The family closed Bistro Citron to introduce a more contemporary version of Pomodoro. “We wanted to bring a neighborhood family restaurant to a town that we felt was in need of it,” Jason Machado said.
Salumeria Pomodoro evokes a trattoria without being a theme restaurant. There are no nostalgia photos, nor will you hear Frank Sinatra on the playlist. With honeycomb-tiled floors and a handsome marble bar, you’d think all the action would be up front, where couples drink a glass of Primitivo or share a bottle of Nero d’Avola.
But a walk through the dining room leads to the best seats in the house, at tables with a view of the pond, in a room flanked by a faux living wall of greenery. Those windows will be swapped out for French doors in time for warm weather.
Meanwhile, chef John Kaunas, who also served at Plein Sud at the Smith Hotel, The Chemist Club at the Dylan Hotel and Go Fish in the late 90s, all in Manhattan, runs the kitchen here.
Among starters, the panzanella is a refreshing share plate, a bread salad studded with tomatoes and cucumbers, drizzled with a Champagne vinaigrette. I’d also suggest the pot of mussels with white wine, served with crusty bread for soaking up the elixir. The meatball stuffed with ricotta can be satisfying, too: so formidable one earns its own plate.
I was less enthralled with the quarter-sized arancini that burst with too many ingredients, from goat cheese to honey. And the carciofi fritti wear the texture of artichokes from a jar.

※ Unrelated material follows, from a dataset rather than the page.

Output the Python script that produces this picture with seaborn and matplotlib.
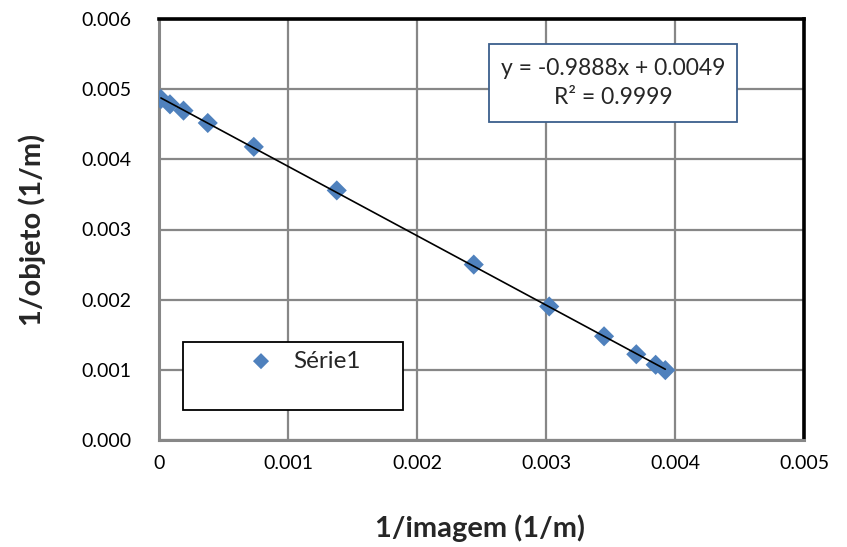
import numpy as np
import pandas as pd
import matplotlib
matplotlib.use("Agg")
import matplotlib.pyplot as plt
from matplotlib.patches import Rectangle
import seaborn as sns

# Lens measurements: inverse image distance vs inverse object distance
inv_imagem = [0.000015, 0.000085, 0.000190, 0.000378, 0.000735, 0.001378,
              0.002440, 0.003025, 0.003450, 0.003700, 0.003850, 0.003925]
inv_objeto = [0.004859, 0.004784, 0.004694, 0.004518, 0.004178, 0.003557,
              0.002500, 0.001903, 0.001478, 0.001222, 0.001072, 0.0009955]
serie = "Série1"
x_ticks = [0, 0.001, 0.002, 0.003, 0.004, 0.005]
x_tick_labels = ["0", "0.001", "0.002", "0.003", "0.004", "0.005"]
y_ticks = [0.000, 0.001, 0.002, 0.003, 0.004, 0.005, 0.006]
y_tick_labels = ["0.000", "0.001", "0.002", "0.003", "0.004", "0.005", "0.006"]

df = pd.DataFrame({"x": inv_imagem, "y": inv_objeto})

sns.set_style("white")
plt.rcParams["font.family"] = ["Lato", "DejaVu Sans"]

grid_gray = "#878787"
blue = "#4F81BD"

fig = plt.figure(figsize=(8.47, 5.47), dpi=100)
ax = fig.add_axes([159 / 847, 1 - 440 / 547, 645 / 847, 421 / 547])

sns.regplot(data=df, x="x", y="y", ax=ax, ci=None, truncate=True,
            marker="D", color=blue, label=serie,
            scatter_kws=dict(s=105, color=blue, edgecolors="none", alpha=1, zorder=3),
            line_kws=dict(color="black", lw=1.2, zorder=4))

ax.set_xlim(0, 0.005)
ax.set_ylim(0, 0.006)
ax.set_xticks(x_ticks)
ax.set_xticklabels(x_tick_labels)
ax.set_yticks(y_ticks)
ax.set_yticklabels(y_tick_labels)
ax.grid(True, color=grid_gray, lw=1.6)
ax.set_axisbelow(True)

ax.tick_params(axis="both", which="major", direction="out", length=5, width=1.5,
               color=grid_gray, labelsize=14, labelcolor="black")
ax.tick_params(axis="x", pad=6)
ax.tick_params(axis="y", pad=15)

for side in ["left", "bottom"]:
    ax.spines[side].set_color(grid_gray)
    ax.spines[side].set_linewidth(2.2)
for side in ["top", "right"]:
    ax.spines[side].set_color("black")
    ax.spines[side].set_linewidth(2.6)

ax.set_xlabel("1/imagem (1/m)", fontsize=21, fontweight="bold")
ax.set_ylabel("1/objeto (1/m)", fontsize=21, fontweight="bold")
ax.xaxis.set_label_coords(0.498, -0.176)
ax.yaxis.set_label_coords(-0.175, 0.5)

# Linear trendline equation from the fitted coefficients
slope, intercept = np.polyfit(df["x"], df["y"], 1)
pred = slope * df["x"] + intercept
r2 = 1 - np.sum((df["y"] - pred) ** 2) / np.sum((df["y"] - df["y"].mean()) ** 2)
eq = f"y = {slope:.4f}x + {intercept:.4f}\nR² = {r2:.4f}"
ax.add_patch(Rectangle((0.5116, 0.7553), 0.3845, 0.1853, transform=ax.transAxes,
                       fc="white", ec="#3C5F8C", lw=1.3, zorder=6))
ax.text(0.704, 0.848, eq, transform=ax.transAxes, ha="center", va="center",
        multialignment="center", fontsize=16.5, linespacing=1.45, zorder=7)

# Legend box
ax.add_patch(Rectangle((0.0372, 0.0713), 0.3411, 0.1615, transform=ax.transAxes,
                       fc="white", ec="black", lw=1.3, zorder=5))
handles, labels = ax.get_legend_handles_labels()
leg = ax.legend(handles[:1], labels[:1], loc="center left",
                bbox_to_anchor=(0.1393, 0.1876), frameon=False, fontsize=17.5,
                handlelength=1.0, handletextpad=0.82, borderpad=0,
                borderaxespad=0, markerscale=0.8)
leg.set_zorder(7)

fig.savefig("out.png", dpi=100, facecolor="white")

The pastas are hit and miss, from the simple fettuccine pomodoro to the strozzapreti dressed with Brussels sprouts, sweet potato, chestnuts, goat cheese and amaretto-soaked breadcrumbs. On different visits, these were fine to good.
The eggplant Parmesan, a special, was a whiff, served in a perfectly-cut circle, on a searingly hot cast-iron plate. Yet the inside was cold.
This kind of misstep was repeated during a brunch visit, when a side of rosemary potatoes arrived undercooked.
Otherwise, poached eggs in tomato sauce, a variation on eggs in purgatory, is my favorite selection for brunch (it’s listed as uova all’inferno), served with a side of sausage. The perfect medium-rare bistecca is also a crowd-pleaser, garnished with a fried egg.
As for dessert, a poached pear swam in Marsala and mascarpone, a dish I would not order again. For chocolate fiends, there’s the torta al cioccolato if you have the 10 or so minutes required to warm the cake.
Better to stick with cappuccino or digestivo. The trio of coffee beans in a glass of Sambuca is a more pleasing send-off.